500K VST represents about 8% of the current VST supply. If the mint cap is reached due to strong market demand we could reassess ARB’s on-chain liquidity and volatility profile to increase the cap.
Liquidation Penalty
It is our assessment that the proposed Liquidation penalty of 15% is likely to compensate stability pool depositors sufficiently to cover ARB liquidation costs.
A stability pool depositor will incur the following costs when liquidating ARB for VST:
- Slippage selling ARB for USDC and USDC for VST.
- As mentioned previously the slippage cost of selling ARB for VST is sub 1% for a trade size of $500K which implies the whole mint cap would have to be liquidated at once.
- Gas costs
- We estimate the gas liquidation cost at 0% assuming the gas compensation will cover this cost. The only gas cost the liquidator will have to pay is gas to swap ARB for VST.
- Oracle price skew
- Based on historical data, the price skew between the Oracle price and the market price can be as large as 2%. This means that in a worst case situation a liquidator would have lost 2% of the 15% liquidation bonus due to the Oracle price skew.

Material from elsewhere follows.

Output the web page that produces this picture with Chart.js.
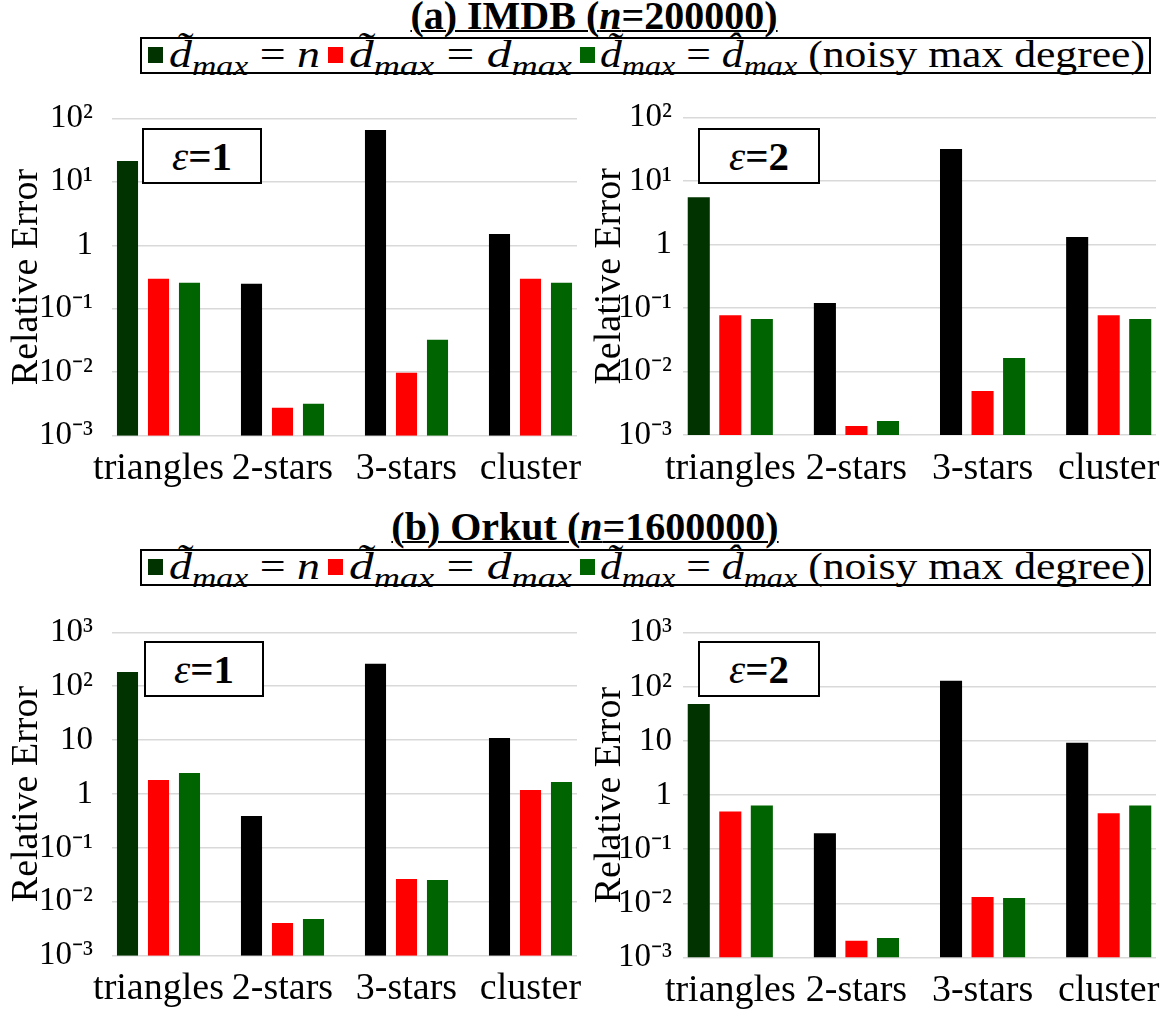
<!DOCTYPE html>
<html><head><meta charset="utf-8">
<script src="https://cdn.jsdelivr.net/npm/chart.js@4/dist/chart.umd.min.js"></script>
<style>
html,body{margin:0;padding:0;background:#fff;}
body{width:1167px;height:1013px;position:relative;overflow:hidden;font-family:'Liberation Serif','Times New Roman',serif;color:#000;}
.title{position:absolute;font-weight:bold;font-size:40px;line-height:1;text-decoration:underline;text-decoration-thickness:2px;text-underline-offset:1px;white-space:nowrap;transform:translateX(-50%);}
.legend{position:absolute;left:140px;width:1011px;height:37px;border:2px solid #000;box-sizing:border-box;}
.mk{position:absolute;width:15px;height:16px;top:8px;}
.lt{position:absolute;top:-4px;font-size:38px;line-height:1;white-space:nowrap;transform-origin:0 0;}
.m{font-style:italic;}
.sub{font-size:28px;font-style:italic;position:relative;top:8px;}
.eps{position:absolute;border:2px solid #000;box-sizing:border-box;height:56px;font-size:41px;font-weight:bold;display:flex;align-items:center;justify-content:center;background:#fff;line-height:1;}
.eps i{font-weight:normal;}
canvas{position:absolute;}
</style>
</head><body>
<div class="title" style="left:594px;top:-4px;">(a) IMDB (<i>n</i>=200000)</div>
<div class="legend" id="legA" style="top:37px;"></div>
<canvas id="cA1" width="590" height="410" style="left:0;top:90px;"></canvas>
<canvas id="cA2" width="584" height="410" style="left:583px;top:90px;"></canvas>
<div class="eps" style="left:142px;top:128px;width:120px;"><i>ε</i>=1</div>
<div class="eps" style="left:698px;top:128px;width:122px;"><i>ε</i>=2</div>

<div class="title" style="left:585px;top:507px;">(b) Orkut (<i>n</i>=1600000)</div>
<div class="legend" id="legB" style="top:549px;"></div>
<canvas id="cB1" width="590" height="413" style="left:0;top:600px;"></canvas>
<canvas id="cB2" width="584" height="413" style="left:583px;top:600px;"></canvas>
<div class="eps" style="left:144px;top:641px;width:120px;"><i>ε</i>=1</div>
<div class="eps" style="left:698px;top:641px;width:122px;"><i>ε</i>=2</div>

<script>
// ---------- data ----------
const categories = ['triangles', '2-stars', '3-stars', 'cluster'];
const seriesNames = ['d̃max = n', 'd̃max = dmax', 'd̃max = d̂max (noisy max degree)'];
const seriesColors = ['#003300', '#ff0000', '#006400'];
const firstSeriesBarColors = ['#003300', '#000000', '#000000', '#000000'];

// (a) IMDB, epsilon = 1
const imdbEps1N     = [21.3, 0.247, 65.5, 1.51];
const imdbEps1Dmax  = [0.296, 0.00276, 0.0098, 0.296];
const imdbEps1Noisy = [0.256, 0.00319, 0.0324, 0.256];
// (a) IMDB, epsilon = 2
const imdbEps2N     = [5.56, 0.120, 32.1, 1.32];
const imdbEps2Dmax  = [0.0769, 0.00139, 0.00493, 0.0769];
const imdbEps2Noisy = [0.0673, 0.00166, 0.0163, 0.0673];
// (b) Orkut, epsilon = 1
const orkutEps1N     = [184, 0.391, 262, 10.96];
const orkutEps1Dmax  = [1.82, 0.00405, 0.0265, 1.19];
const orkutEps1Noisy = [2.46, 0.0048, 0.0254, 1.67];
// (b) Orkut, epsilon = 2
const orkutEps2N     = [48, 0.197, 129, 9.31];
const orkutEps2Dmax  = [0.50, 0.00203, 0.0131, 0.46];
const orkutEps2Noisy = [0.645, 0.0023, 0.0125, 0.645];

const imdbTickValues  = [0.001, 0.01, 0.1, 1, 10, 100];
const imdbTickLabels  = ['10⁻³', '10⁻²', '10⁻¹', '1', '10¹', '10²'];
const orkutTickValues = [0.001, 0.01, 0.1, 1, 10, 100, 1000];
const orkutTickLabels = ['10⁻³', '10⁻²', '10⁻¹', '1', '10', '10²', '10³'];

// ---------- legend (HTML, real text) ----------
const legendHtml = [
  '<i class="m">d̃</i><span class="sub">max</span> = <i class="m">n</i>',
  '<i class="m">d̃</i><span class="sub">max</span> = <i class="m">d</i><span class="sub">max</span>',
  '<i class="m">d̃</i><span class="sub">max</span> = <i class="m">d̂</i><span class="sub">max</span> (noisy max degree)'
];
function buildLegend(el) {
  const mkX = [6, 186, 438];
  const txX = [27, 207, 458];
  const txW = [151, 223, 545];
  seriesColors.forEach((c, k) => {
    const mk = document.createElement('div');
    mk.className = 'mk'; mk.style.left = mkX[k] + 'px'; mk.style.background = c;
    el.appendChild(mk);
    const t = document.createElement('span');
    t.className = 'lt'; t.style.left = txX[k] + 'px'; t.innerHTML = legendHtml[k];
    el.appendChild(t);
    const w = t.getBoundingClientRect().width;
    if (w > 0) t.style.transform = 'scaleX(' + (txW[k] / w) + ')';
  });
}

// ---------- charts ----------
const FONT = "'Liberation Serif', 'Times New Roman', serif";
Chart.defaults.font.family = FONT;
Chart.defaults.color = '#000';
function makePanel(id, series, tickVals, tickLabels, lay) {
  new Chart(document.getElementById(id), {
    type: 'bar',
    data: {
      datasets: series.map((arr, k) => ({
        label: seriesNames[k],
        data: arr.map((v, i) => ({ x: i, y: v })),
        backgroundColor: k === 0 ? firstSeriesBarColors : seriesColors[k],
        borderWidth: 0,
        categoryPercentage: 0.75,
        barPercentage: lay.barPct
      }))
    },
    options: {
      responsive: false, animation: false, events: [],
      layout: { padding: { left: 0, right: lay.R, top: lay.T, bottom: 0 } },
      plugins: { legend: { display: false }, tooltip: { enabled: false } },
      scales: {
        x: {
          type: 'linear', min: -0.375, max: 3.375, offset: false,
          grid: { display: false, offset: false }, border: { display: false },
          afterBuildTicks: s => { s.ticks = categories.map((c, i) => ({ value: i })); },
          afterFit: s => { s.height = lay.H; },
          ticks: { callback: (v, i) => categories[i], font: { family: FONT, size: 38 }, color: '#000',
                   padding: lay.xPad, maxRotation: 0, autoSkip: false }
        },
        y: {
          type: 'logarithmic', min: tickVals[0], max: tickVals[tickVals.length - 1],
          afterBuildTicks: s => { s.ticks = tickVals.map(v => ({ value: v })); },
          afterFit: s => { s.width = lay.W; },
          grid: { color: '#d9d9d9', lineWidth: 1.5, drawTicks: true, tickLength: lay.yGap, tickColor: 'rgba(0,0,0,0)' },
          border: { display: false },
          ticks: { callback: (v, i) => tickLabels[i], font: { family: FONT, size: 33 }, color: '#000', padding: 0 },
          title: { display: true, text: 'Relative Error', font: { family: FONT, size: 38 }, color: '#000',
                   padding: { top: lay.tPad, bottom: 0 } }
        }
      }
    }
  });
}
function drawAll() {
  buildLegend(document.getElementById('legA'));
  buildLegend(document.getElementById('legB'));
  makePanel('cA1', [imdbEps1N, imdbEps1Dmax, imdbEps1Noisy], imdbTickValues, imdbTickLabels,
    { W: 112, R: 13, T: 28.3, H: 64.3, barPct: 0.68, xPad: 3, yGap: 19, tPad: 4 });
  makePanel('cA2', [imdbEps2N, imdbEps2Dmax, imdbEps2Noisy], imdbTickValues, imdbTickLabels,
    { W: 100, R: 11, T: 27.7, H: 65, barPct: 0.70, xPad: 3, yGap: 11, tPad: 4 });
  makePanel('cB1', [orkutEps1N, orkutEps1Dmax, orkutEps1Noisy], orkutTickValues, orkutTickLabels,
    { W: 112, R: 13, T: 32.3, H: 57.3, barPct: 0.68, xPad: 3, yGap: 19, tPad: 4 });
  makePanel('cB2', [orkutEps2N, orkutEps2Dmax, orkutEps2Noisy], orkutTickValues, orkutTickLabels,
    { W: 100, R: 11, T: 32.7, H: 55.5, barPct: 0.70, xPad: 3, yGap: 11, tPad: 4 });
}
Promise.all([
  document.fonts.load("37px 'Liberation Serif'"),
  document.fonts.load("italic 37px 'Liberation Serif'"),
  document.fonts.load("bold 37px 'Liberation Serif'")
]).catch(() => {}).then(drawAll);
</script>
</body></html>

This means that based on historical data and looking at comparatives assets a stability pool depositor should expect to profit for ARB liquidations assuming the stability pool depositors convert ARB for VST as soon as an account is liquidated. Based on the historical maximum drawdowns of ARB and similar assets the liquidator is expected to have a sufficient buffer to profit from liquidations.

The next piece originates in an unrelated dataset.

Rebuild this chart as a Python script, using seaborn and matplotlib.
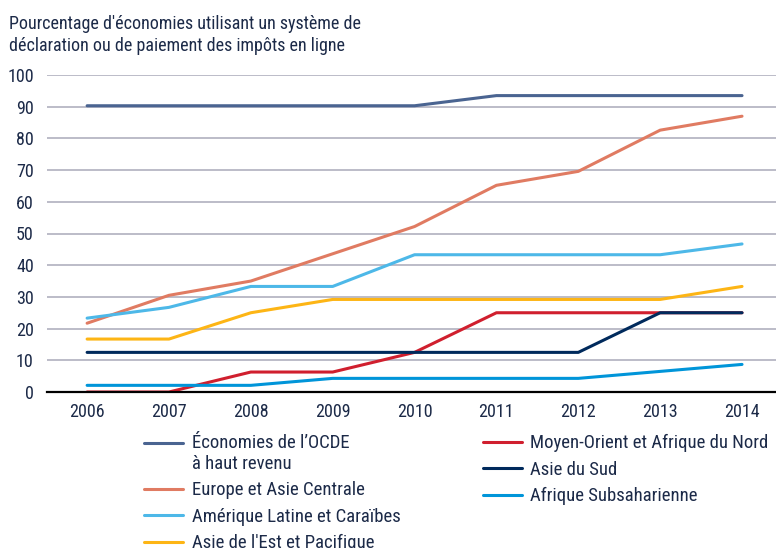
import pandas as pd
import matplotlib.pyplot as plt
import seaborn as sns

years = [2006, 2007, 2008, 2009, 2010, 2011, 2012, 2013, 2014]

ocde = [90.3, 90.3, 90.3, 90.3, 90.3, 93.5, 93.5, 93.5, 93.5]
europe = [21.7, 30.5, 35.0, 43.6, 52.2, 65.2, 69.6, 82.6, 87.0]
amerique = [23.3, 26.7, 33.3, 33.3, 43.3, 43.3, 43.3, 43.3, 46.7]
asie_est = [16.7, 16.7, 25.0, 29.2, 29.2, 29.2, 29.2, 29.2, 33.3]
moyen_orient = [0.0, 0.0, 6.3, 6.3, 12.5, 25.0, 25.0, 25.0, 25.0]
asie_sud = [12.5, 12.5, 12.5, 12.5, 12.5, 12.5, 12.5, 25.0, 25.0]
afrique = [2.1, 2.1, 2.1, 4.3, 4.3, 4.3, 4.3, 6.5, 8.7]

series = {
    "Économies de l\u2019OCDE\nà haut revenu": ocde,
    "Europe et Asie Centrale": europe,
    "Amérique Latine et Caraïbes": amerique,
    "Asie de l'Est et Pacifique": asie_est,
    "Moyen-Orient et Afrique du Nord": moyen_orient,
    "Asie du Sud": asie_sud,
    "Afrique Subsaharienne": afrique,
}
colors = ["#4a6491", "#e07b62", "#4db8e8", "#fdb515", "#d01f2e", "#002a5c", "#0095d9"]

rows = []
for name, vals in series.items():
    for y, v in zip(years, vals):
        rows.append({"Année": y, "Valeur": v, "Région": name})
df = pd.DataFrame(rows)

sns.set_style("white")
plt.rcParams["font.family"] = ["Roboto Condensed", "Liberation Sans", "DejaVu Sans"]
text_color = "#1c2a48"

fig = plt.figure(figsize=(7.76, 5.48), dpi=100)
ax = fig.add_axes([47 / 776, 1 - 392 / 548, 729 / 776, 317 / 548])

sns.lineplot(data=df, x="Année", y="Valeur", hue="Région", palette=colors,
             linewidth=2.2, ax=ax, legend=False)

ax.set_ylim(0, 100)
ax.set_xlim(2006 - 0.49, 2014 + 0.415)
ax.set_yticks(range(0, 101, 10))
ax.set_xticks(years)
ax.set_xlabel("")
ax.set_ylabel("")
ax.grid(axis="y", color="#b6b6c4", linewidth=1.3)
ax.set_axisbelow(True)
for s in ["top", "right", "left"]:
    ax.spines[s].set_visible(False)
ax.spines["bottom"].set_color("black")
ax.spines["bottom"].set_linewidth(1.6)
ax.tick_params(axis="both", length=0, labelsize=13, colors=text_color)
ax.tick_params(axis="y", pad=9.5)
ax.tick_params(axis="x", pad=8)

fig.text(9 / 776, 1 - 15 / 548,
         "Pourcentage d'économies utilisant un système de\ndéclaration ou de paiement des impôts en ligne",
         ha="left", va="top", fontsize=13, color=text_color, linespacing=1.3)

handles = [plt.Line2D([], [], color=c, linewidth=2.2) for c in colors]
leg = fig.legend(handles, list(series.keys()), ncol=2, loc="upper left",
                 bbox_to_anchor=(144 / 776, 1 - 434 / 548), frameon=False,
                 fontsize=13.5, handlelength=2.08, handletextpad=0.46,
                 columnspacing=4.4, labelspacing=0.45,
                 borderpad=0, borderaxespad=0)
for t in leg.get_texts():
    t.set_color(text_color)

# both legend columns start at the top
leg._legend_handle_box.align = "top"

# handle of the two-line entry sits next to its first line
first = leg.legend_handles[0]
first.set_ydata([v + 7.5 for v in first.get_ydata()])

fig.savefig("out.png", dpi=100)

If the stability pool is not sufficiently large for ARB then the VST staking module would execute the liquidation.
We think the proposed liquidation penalty of 15% is adequate for the time being.
Collateral Ratio
The minimum collateral ratio protects the protocol against large decreases in collateral asset prices. We think the proposed parameter of a 150% minimum collateral ratio is appropriate at the current time given ARB and similar asset historical volatility profiles.
The proposed 150% minimum collateral ratio and the 15% liquidation penalty imply that the protocol has an additional 35% buffer. This buffer would protect the protocol in a situation where the ARB price would decrease rapidly before liquidations can occur
To avoid the creation of bad debt, the protocol should set its minimum collateral ratio at a point where it covers for the 15% liquidation penalty and also protects the protocol against a large decrease in the collateral asset price.

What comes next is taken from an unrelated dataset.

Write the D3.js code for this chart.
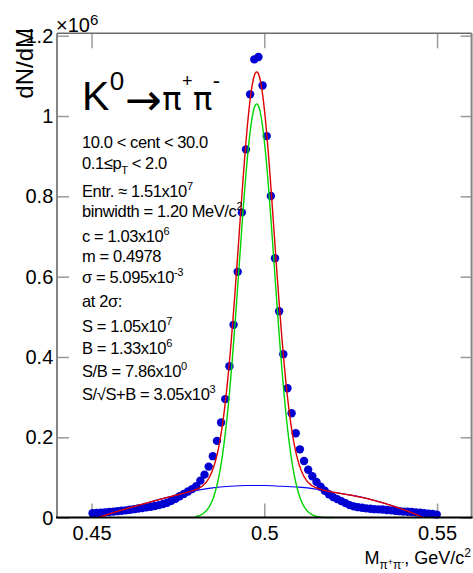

Given a 150% collateral ratio and 15% liquidation discount, the buffer left for covering the asset price drawdown until a liquidation is executed is:
(1 / (150% - 15%)) - 1 = -26%
The worst maximum 1 hour drawdown of ARB and other comparable assets in the last year was -17.53%. This is well within the -26% price decline the buffer would have protected the protocol against.
It is our assessment that the proposed parameter of 150% minimum collateral ratio for ARB is likely to protect the protocol against a large decrease in the ARB collateral price even if no liquidation occurs for at least 1 hour.
Vesta Reference Rate
Since we don’t have sufficient information about ARB volatility profile and dex liquidity stickiness and can’t compare with other collateral assets, we think starting with a high baseline preference rate (3% as proposed) is appropriate for the time being and can be reassessed at a later date based on ARB volatility profile and the market demand on Vesta.
Conclusions & Next Steps
Our analysis demonstrates that current parameters are conservative enough to safely bootstrap the ARB market and measure the demand over the following weeks.
As per our measurements, the current mint cap is very conservative. We will reassess it in the following month as we gather more information.